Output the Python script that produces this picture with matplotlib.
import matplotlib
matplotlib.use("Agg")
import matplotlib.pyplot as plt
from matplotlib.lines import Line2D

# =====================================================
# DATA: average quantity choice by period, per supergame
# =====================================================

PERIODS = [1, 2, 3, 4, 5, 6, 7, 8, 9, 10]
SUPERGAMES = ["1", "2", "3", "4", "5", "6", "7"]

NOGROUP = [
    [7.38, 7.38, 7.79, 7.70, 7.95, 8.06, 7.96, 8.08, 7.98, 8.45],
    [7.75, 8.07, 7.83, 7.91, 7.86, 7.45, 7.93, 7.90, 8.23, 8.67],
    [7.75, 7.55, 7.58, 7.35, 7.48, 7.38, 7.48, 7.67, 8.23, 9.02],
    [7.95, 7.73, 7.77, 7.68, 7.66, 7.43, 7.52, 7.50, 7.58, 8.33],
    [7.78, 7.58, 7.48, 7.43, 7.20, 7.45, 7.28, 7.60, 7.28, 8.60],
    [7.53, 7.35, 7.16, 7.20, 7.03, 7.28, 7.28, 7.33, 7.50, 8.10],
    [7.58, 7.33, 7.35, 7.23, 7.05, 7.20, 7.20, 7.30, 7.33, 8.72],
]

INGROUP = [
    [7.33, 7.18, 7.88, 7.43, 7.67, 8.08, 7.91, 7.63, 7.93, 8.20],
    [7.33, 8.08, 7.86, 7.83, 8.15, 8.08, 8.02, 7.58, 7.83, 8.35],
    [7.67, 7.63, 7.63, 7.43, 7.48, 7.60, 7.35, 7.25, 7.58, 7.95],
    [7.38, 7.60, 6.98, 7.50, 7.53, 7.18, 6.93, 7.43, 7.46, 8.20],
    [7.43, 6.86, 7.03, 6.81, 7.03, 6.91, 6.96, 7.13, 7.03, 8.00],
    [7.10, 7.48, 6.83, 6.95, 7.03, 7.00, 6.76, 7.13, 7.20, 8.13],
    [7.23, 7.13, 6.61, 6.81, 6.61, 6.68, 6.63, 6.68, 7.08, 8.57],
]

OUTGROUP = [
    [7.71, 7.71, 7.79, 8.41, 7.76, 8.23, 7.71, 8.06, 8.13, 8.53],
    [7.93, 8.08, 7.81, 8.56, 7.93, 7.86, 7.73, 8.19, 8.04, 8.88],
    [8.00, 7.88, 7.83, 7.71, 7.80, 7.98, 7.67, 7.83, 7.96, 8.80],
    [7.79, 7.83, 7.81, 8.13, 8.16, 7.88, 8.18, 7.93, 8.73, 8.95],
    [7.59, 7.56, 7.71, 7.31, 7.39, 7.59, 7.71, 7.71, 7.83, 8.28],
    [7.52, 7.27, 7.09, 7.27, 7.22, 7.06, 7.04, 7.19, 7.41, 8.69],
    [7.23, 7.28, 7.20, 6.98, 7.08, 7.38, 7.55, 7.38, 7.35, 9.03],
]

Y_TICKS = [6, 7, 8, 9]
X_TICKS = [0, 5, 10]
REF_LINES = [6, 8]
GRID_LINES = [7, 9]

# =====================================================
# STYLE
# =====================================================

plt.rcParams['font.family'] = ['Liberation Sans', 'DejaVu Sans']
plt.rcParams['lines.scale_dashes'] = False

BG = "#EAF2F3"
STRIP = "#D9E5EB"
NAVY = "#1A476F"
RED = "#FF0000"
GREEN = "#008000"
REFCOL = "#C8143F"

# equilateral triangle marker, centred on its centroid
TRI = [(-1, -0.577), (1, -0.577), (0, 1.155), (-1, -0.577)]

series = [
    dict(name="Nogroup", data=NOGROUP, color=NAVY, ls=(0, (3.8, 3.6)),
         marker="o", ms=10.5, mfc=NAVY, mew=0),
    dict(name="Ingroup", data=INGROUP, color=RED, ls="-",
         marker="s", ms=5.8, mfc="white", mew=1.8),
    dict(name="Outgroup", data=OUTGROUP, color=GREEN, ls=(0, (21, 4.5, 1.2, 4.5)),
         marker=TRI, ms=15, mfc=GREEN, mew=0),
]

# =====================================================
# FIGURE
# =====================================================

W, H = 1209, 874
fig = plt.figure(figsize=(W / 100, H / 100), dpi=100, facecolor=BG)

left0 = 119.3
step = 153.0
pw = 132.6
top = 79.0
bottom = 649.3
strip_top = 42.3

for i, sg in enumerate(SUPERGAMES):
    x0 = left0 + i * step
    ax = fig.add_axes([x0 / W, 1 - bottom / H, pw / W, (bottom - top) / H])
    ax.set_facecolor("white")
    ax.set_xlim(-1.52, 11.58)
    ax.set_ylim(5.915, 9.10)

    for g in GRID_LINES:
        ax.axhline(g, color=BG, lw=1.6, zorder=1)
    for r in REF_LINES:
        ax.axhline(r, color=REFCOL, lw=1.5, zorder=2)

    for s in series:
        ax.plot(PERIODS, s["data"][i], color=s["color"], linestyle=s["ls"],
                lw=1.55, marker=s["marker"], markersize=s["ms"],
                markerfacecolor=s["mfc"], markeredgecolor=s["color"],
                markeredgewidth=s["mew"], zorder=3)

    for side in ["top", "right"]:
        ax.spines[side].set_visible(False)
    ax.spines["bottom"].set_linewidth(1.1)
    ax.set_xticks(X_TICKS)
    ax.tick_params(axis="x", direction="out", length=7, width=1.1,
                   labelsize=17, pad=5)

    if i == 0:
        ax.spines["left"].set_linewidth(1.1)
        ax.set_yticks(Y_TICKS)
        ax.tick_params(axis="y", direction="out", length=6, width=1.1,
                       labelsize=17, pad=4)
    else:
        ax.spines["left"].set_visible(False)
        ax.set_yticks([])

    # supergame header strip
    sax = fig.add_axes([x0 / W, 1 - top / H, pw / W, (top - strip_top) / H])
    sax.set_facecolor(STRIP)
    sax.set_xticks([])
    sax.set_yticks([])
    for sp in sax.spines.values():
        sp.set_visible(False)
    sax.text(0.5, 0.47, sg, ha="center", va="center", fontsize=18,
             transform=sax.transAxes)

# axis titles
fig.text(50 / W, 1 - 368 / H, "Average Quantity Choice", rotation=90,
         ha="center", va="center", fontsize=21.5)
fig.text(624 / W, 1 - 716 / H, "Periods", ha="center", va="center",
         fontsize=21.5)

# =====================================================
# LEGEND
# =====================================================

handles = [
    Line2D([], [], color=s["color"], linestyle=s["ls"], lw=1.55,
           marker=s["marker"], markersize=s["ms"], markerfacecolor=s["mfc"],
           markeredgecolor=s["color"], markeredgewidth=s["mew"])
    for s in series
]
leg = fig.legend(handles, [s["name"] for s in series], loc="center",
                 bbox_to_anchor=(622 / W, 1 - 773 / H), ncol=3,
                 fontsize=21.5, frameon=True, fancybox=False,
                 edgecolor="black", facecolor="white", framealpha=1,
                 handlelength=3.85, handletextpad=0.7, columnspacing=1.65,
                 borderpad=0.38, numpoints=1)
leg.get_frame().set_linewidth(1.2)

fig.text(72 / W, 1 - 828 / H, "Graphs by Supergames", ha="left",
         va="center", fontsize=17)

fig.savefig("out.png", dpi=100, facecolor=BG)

*SET TASK:* Restate, word for word and with nothing added, the lines from the first line of the listing through the one where "from matplotlib.lines import Line2D" stands.

*RESPONSE:*
Output the Python script that produces this picture with matplotlib.
import matplotlib
matplotlib.use("Agg")
import matplotlib.pyplot as plt
from matplotlib.lines import Line2D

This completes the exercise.